**WHAT THE TASK ASKS:** Restate the listing that follows word for word, without its pictures.

**DATA EXTRACT:**
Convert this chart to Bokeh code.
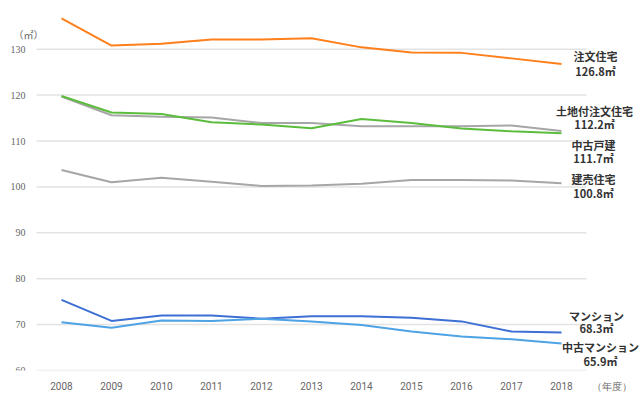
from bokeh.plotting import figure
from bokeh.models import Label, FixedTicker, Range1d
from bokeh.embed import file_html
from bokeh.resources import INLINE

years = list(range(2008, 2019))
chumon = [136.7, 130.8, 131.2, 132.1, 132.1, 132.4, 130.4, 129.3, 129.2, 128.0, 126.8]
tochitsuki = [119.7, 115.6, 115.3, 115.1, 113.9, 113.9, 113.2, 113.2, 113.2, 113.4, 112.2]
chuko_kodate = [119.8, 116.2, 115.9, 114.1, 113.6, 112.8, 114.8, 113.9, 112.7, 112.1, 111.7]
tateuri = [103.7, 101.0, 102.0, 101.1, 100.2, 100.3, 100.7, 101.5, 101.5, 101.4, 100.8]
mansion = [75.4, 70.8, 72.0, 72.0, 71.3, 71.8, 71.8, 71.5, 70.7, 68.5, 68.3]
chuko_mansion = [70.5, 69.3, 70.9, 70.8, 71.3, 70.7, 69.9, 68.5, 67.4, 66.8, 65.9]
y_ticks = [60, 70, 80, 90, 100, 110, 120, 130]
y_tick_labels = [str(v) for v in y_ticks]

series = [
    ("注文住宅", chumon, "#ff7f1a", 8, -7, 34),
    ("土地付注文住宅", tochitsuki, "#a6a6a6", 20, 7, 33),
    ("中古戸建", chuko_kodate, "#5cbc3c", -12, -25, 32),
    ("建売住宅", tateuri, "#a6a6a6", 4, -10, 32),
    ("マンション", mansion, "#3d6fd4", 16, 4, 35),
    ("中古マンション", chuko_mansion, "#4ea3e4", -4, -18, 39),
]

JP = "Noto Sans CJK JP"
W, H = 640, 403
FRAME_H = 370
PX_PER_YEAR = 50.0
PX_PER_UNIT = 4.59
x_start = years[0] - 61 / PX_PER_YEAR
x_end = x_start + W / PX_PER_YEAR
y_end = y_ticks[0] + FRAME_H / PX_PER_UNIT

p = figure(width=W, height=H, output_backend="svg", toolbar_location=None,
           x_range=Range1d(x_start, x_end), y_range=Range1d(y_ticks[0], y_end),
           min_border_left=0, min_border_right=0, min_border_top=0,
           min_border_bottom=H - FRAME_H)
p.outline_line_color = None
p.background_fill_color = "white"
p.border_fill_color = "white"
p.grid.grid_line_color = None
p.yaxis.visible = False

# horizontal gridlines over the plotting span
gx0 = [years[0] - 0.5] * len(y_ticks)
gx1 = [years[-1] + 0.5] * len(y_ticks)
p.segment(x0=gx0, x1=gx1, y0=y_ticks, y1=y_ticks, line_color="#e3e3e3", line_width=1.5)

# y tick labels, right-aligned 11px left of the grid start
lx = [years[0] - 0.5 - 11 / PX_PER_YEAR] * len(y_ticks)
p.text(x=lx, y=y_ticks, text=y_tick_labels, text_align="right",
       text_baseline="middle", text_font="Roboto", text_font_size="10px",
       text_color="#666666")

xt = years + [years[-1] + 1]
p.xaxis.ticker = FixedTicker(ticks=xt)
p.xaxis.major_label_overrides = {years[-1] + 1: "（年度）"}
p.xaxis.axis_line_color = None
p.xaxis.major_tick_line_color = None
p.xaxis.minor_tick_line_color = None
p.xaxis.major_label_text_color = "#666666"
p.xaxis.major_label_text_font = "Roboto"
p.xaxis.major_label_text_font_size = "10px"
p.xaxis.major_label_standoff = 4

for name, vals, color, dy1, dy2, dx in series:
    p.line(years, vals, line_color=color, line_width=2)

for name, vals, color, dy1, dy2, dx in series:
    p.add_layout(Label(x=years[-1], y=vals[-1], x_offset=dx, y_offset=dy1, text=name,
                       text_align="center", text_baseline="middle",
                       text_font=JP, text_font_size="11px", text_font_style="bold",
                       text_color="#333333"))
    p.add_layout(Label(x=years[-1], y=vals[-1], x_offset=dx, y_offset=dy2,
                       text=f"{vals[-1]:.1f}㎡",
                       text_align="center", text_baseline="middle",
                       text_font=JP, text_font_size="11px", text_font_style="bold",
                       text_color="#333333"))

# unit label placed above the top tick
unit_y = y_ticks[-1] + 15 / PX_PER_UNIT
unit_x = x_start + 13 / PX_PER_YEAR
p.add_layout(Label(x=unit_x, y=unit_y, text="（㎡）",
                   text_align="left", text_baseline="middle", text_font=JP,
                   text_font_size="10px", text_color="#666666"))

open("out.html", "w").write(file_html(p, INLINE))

**WORKED SOLUTION:**
Convert this chart to Bokeh code.
from bokeh.plotting import figure
from bokeh.models import Label, FixedTicker, Range1d
from bokeh.embed import file_html
from bokeh.resources import INLINE

years = list(range(2008, 2019))
chumon = [136.7, 130.8, 131.2, 132.1, 132.1, 132.4, 130.4, 129.3, 129.2, 128.0, 126.8]
tochitsuki = [119.7, 115.6, 115.3, 115.1, 113.9, 113.9, 113.2, 113.2, 113.2, 113.4, 112.2]
chuko_kodate = [119.8, 116.2, 115.9, 114.1, 113.6, 112.8, 114.8, 113.9, 112.7, 112.1, 111.7]
tateuri = [103.7, 101.0, 102.0, 101.1, 100.2, 100.3, 100.7, 101.5, 101.5, 101.4, 100.8]
mansion = [75.4, 70.8, 72.0, 72.0, 71.3, 71.8, 71.8, 71.5, 70.7, 68.5, 68.3]
chuko_mansion = [70.5, 69.3, 70.9, 70.8, 71.3, 70.7, 69.9, 68.5, 67.4, 66.8, 65.9]
y_ticks = [60, 70, 80, 90, 100, 110, 120, 130]
y_tick_labels = [str(v) for v in y_ticks]

series = [
    ("注文住宅", chumon, "#ff7f1a", 8, -7, 34),
    ("土地付注文住宅", tochitsuki, "#a6a6a6", 20, 7, 33),
    ("中古戸建", chuko_kodate, "#5cbc3c", -12, -25, 32),
    ("建売住宅", tateuri, "#a6a6a6", 4, -10, 32),
    ("マンション", mansion, "#3d6fd4", 16, 4, 35),
    ("中古マンション", chuko_mansion, "#4ea3e4", -4, -18, 39),
]

JP = "Noto Sans CJK JP"
W, H = 640, 403
FRAME_H = 370
PX_PER_YEAR = 50.0
PX_PER_UNIT = 4.59
x_start = years[0] - 61 / PX_PER_YEAR
x_end = x_start + W / PX_PER_YEAR
y_end = y_ticks[0] + FRAME_H / PX_PER_UNIT

p = figure(width=W, height=H, output_backend="svg", toolbar_location=None,
           x_range=Range1d(x_start, x_end), y_range=Range1d(y_ticks[0], y_end),
           min_border_left=0, min_border_right=0, min_border_top=0,
           min_border_bottom=H - FRAME_H)
p.outline_line_color = None
p.background_fill_color = "white"
p.border_fill_color = "white"
p.grid.grid_line_color = None
p.yaxis.visible = False

# horizontal gridlines over the plotting span
gx0 = [years[0] - 0.5] * len(y_ticks)
gx1 = [years[-1] + 0.5] * len(y_ticks)
p.segment(x0=gx0, x1=gx1, y0=y_ticks, y1=y_ticks, line_color="#e3e3e3", line_width=1.5)

# y tick labels, right-aligned 11px left of the grid start
lx = [years[0] - 0.5 - 11 / PX_PER_YEAR] * len(y_ticks)
p.text(x=lx, y=y_ticks, text=y_tick_labels, text_align="right",
       text_baseline="middle", text_font="Roboto", text_font_size="10px",
       text_color="#666666")

xt = years + [years[-1] + 1]
p.xaxis.ticker = FixedTicker(ticks=xt)
p.xaxis.major_label_overrides = {years[-1] + 1: "（年度）"}
p.xaxis.axis_line_color = None
p.xaxis.major_tick_line_color = None
p.xaxis.minor_tick_line_color = None
p.xaxis.major_label_text_color = "#666666"
p.xaxis.major_label_text_font = "Roboto"
p.xaxis.major_label_text_font_size = "10px"
p.xaxis.major_label_standoff = 4

for name, vals, color, dy1, dy2, dx in series:
    p.line(years, vals, line_color=color, line_width=2)

for name, vals, color, dy1, dy2, dx in series:
    p.add_layout(Label(x=years[-1], y=vals[-1], x_offset=dx, y_offset=dy1, text=name,
                       text_align="center", text_baseline="middle",
                       text_font=JP, text_font_size="11px", text_font_style="bold",
                       text_color="#333333"))
    p.add_layout(Label(x=years[-1], y=vals[-1], x_offset=dx, y_offset=dy2,
                       text=f"{vals[-1]:.1f}㎡",
                       text_align="center", text_baseline="middle",
                       text_font=JP, text_font_size="11px", text_font_style="bold",
                       text_color="#333333"))

# unit label placed above the top tick
unit_y = y_ticks[-1] + 15 / PX_PER_UNIT
unit_x = x_start + 13 / PX_PER_YEAR
p.add_layout(Label(x=unit_x, y=unit_y, text="（㎡）",
                   text_align="left", text_baseline="middle", text_font=JP,
                   text_font_size="10px", text_color="#666666"))

open("out.html", "w").write(file_html(p, INLINE))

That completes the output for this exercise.